• GIVEN TASK:
In the entries below, repeat only the lines between those holding "Rebuild this chart" and "plt.rcParams['font.family'] = ['Lato', 'DejaVu", inclusive. Leave pictures out.

-- begin --

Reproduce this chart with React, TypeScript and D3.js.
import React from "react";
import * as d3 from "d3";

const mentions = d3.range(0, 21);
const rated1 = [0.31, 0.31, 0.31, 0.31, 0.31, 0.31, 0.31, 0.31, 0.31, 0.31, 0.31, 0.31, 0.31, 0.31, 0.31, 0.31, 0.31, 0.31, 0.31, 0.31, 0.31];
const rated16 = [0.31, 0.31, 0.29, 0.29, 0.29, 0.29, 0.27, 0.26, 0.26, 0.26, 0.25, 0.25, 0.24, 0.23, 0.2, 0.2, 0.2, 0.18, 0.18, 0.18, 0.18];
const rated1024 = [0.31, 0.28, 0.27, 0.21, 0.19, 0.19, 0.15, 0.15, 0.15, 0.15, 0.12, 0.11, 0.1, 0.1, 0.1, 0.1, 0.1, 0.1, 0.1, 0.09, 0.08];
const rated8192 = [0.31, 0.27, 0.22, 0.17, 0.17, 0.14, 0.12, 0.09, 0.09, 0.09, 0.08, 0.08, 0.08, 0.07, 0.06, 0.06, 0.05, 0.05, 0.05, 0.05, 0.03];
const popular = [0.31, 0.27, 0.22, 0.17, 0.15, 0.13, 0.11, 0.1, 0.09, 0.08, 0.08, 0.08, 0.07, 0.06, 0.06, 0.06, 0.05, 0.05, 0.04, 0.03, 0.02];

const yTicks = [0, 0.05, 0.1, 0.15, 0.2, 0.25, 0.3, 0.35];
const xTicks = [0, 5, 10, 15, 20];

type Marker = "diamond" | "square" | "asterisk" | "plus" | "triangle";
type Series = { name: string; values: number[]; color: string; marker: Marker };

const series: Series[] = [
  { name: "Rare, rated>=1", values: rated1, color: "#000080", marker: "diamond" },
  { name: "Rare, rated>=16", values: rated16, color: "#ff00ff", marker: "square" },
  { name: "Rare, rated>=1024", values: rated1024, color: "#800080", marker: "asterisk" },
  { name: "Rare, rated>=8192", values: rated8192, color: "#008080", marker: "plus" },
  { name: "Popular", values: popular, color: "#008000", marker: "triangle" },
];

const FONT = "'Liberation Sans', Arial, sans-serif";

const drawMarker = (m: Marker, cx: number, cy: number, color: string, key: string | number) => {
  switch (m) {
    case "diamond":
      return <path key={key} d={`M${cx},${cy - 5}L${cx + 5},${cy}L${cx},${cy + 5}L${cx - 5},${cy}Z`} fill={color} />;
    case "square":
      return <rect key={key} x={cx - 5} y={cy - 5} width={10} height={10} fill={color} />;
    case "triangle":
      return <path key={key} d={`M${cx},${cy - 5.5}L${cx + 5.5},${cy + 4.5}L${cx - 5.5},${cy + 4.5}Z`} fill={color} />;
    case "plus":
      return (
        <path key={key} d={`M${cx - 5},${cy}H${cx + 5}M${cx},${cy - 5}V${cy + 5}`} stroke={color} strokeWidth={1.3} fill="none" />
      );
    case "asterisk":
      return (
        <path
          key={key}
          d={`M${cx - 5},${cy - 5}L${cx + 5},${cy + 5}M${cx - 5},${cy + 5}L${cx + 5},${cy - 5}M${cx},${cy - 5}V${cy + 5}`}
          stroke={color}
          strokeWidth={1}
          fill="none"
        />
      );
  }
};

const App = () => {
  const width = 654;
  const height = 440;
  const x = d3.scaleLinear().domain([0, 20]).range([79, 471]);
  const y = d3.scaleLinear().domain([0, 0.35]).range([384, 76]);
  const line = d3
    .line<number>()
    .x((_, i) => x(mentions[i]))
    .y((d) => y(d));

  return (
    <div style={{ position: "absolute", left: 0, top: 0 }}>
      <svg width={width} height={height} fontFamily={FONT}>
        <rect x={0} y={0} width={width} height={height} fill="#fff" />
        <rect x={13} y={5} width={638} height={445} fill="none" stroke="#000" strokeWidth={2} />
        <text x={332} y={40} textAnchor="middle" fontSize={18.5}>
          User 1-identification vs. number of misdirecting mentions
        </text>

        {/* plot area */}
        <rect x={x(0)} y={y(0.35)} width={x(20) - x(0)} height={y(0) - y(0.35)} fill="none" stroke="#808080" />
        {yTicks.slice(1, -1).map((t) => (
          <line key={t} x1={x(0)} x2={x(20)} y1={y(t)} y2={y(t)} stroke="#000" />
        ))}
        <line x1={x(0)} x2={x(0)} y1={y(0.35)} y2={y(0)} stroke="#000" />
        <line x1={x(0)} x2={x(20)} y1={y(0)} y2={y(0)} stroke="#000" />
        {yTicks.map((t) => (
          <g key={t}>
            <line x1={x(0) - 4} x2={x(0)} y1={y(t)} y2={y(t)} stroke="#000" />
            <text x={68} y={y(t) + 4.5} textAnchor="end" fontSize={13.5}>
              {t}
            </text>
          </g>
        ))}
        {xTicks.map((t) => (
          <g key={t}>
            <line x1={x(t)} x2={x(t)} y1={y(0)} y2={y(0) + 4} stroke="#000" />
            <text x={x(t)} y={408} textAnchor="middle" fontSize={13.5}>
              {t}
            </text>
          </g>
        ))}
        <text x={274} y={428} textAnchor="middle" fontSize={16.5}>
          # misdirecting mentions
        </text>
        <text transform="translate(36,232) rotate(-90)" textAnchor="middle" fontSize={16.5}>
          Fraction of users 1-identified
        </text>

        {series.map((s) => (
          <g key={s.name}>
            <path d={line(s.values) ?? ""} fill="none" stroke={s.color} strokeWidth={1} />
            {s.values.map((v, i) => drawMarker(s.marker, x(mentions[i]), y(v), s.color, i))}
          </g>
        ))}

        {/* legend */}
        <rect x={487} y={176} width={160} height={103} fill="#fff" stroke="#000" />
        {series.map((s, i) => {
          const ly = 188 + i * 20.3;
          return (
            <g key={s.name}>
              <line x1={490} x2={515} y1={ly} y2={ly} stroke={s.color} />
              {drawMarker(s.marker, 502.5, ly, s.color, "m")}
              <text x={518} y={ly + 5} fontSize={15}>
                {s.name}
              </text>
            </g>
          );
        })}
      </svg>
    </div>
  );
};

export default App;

-- end --
-- begin --

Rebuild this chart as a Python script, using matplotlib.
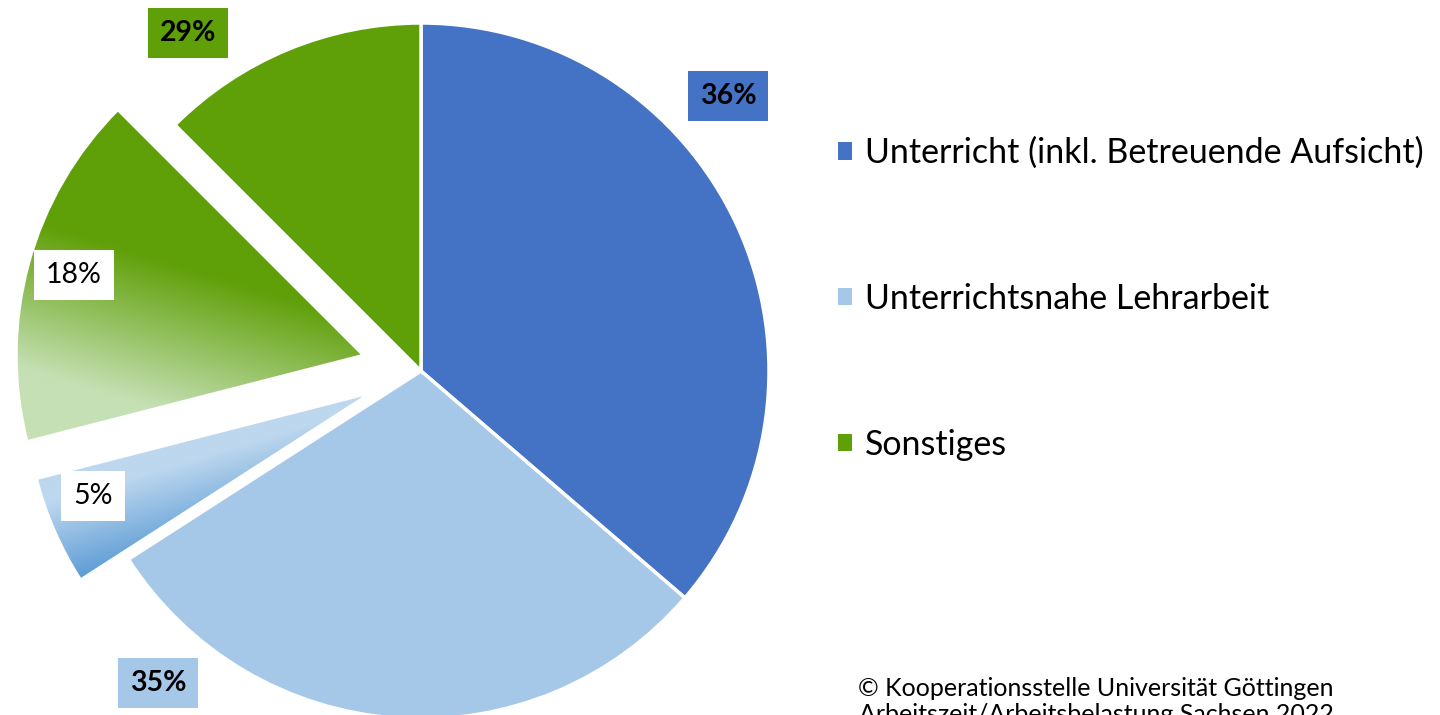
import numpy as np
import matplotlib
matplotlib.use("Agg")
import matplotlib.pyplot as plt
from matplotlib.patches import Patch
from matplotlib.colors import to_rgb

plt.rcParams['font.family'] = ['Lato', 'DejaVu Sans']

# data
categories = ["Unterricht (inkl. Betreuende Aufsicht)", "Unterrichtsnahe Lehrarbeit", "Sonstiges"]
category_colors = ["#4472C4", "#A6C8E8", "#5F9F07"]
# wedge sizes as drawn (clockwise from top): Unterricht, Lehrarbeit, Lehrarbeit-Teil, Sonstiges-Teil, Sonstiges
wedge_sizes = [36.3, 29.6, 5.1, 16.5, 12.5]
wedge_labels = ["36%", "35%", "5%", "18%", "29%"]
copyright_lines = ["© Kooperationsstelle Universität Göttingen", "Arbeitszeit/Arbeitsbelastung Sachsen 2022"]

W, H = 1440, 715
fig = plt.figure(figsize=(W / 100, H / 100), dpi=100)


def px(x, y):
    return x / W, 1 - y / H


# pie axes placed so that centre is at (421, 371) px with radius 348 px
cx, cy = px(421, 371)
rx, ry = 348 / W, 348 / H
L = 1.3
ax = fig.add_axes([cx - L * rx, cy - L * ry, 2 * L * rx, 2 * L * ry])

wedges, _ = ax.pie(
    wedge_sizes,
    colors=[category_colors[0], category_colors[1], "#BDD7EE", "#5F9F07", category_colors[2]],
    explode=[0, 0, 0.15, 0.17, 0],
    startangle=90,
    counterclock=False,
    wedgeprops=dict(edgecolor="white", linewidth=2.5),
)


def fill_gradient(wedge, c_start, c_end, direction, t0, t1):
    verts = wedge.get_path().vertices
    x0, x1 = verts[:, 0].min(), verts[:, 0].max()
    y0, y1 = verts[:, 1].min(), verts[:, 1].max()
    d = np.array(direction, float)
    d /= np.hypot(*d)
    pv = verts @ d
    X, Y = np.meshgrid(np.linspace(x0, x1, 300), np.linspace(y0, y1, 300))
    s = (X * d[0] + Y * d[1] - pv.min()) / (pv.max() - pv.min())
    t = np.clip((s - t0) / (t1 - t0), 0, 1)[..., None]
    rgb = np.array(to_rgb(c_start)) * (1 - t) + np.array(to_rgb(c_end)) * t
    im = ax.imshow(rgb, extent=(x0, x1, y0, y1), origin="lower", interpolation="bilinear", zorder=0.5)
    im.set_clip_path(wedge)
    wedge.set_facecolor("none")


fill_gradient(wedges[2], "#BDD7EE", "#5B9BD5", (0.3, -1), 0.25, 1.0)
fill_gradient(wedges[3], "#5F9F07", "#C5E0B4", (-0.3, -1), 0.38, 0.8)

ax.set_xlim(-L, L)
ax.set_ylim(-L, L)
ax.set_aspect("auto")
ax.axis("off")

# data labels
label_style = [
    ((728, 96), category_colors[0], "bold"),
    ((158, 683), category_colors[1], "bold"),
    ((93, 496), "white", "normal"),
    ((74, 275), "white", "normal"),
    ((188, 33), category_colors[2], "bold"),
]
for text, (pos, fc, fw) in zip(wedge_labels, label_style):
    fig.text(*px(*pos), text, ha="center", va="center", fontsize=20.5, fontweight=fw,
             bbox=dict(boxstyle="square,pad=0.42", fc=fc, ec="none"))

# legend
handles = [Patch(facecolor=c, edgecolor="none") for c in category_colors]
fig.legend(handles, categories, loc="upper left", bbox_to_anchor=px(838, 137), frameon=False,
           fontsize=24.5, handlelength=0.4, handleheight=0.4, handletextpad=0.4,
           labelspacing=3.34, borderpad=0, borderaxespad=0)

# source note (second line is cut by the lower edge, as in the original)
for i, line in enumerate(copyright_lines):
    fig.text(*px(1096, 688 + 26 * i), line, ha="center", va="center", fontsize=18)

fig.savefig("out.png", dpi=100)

-- end --

• REPLY TO THE EXERCISE:
Rebuild this chart as a Python script, using matplotlib.
import numpy as np
import matplotlib
matplotlib.use("Agg")
import matplotlib.pyplot as plt
from matplotlib.patches import Patch
from matplotlib.colors import to_rgb

plt.rcParams['font.family'] = ['Lato', 'DejaVu Sans']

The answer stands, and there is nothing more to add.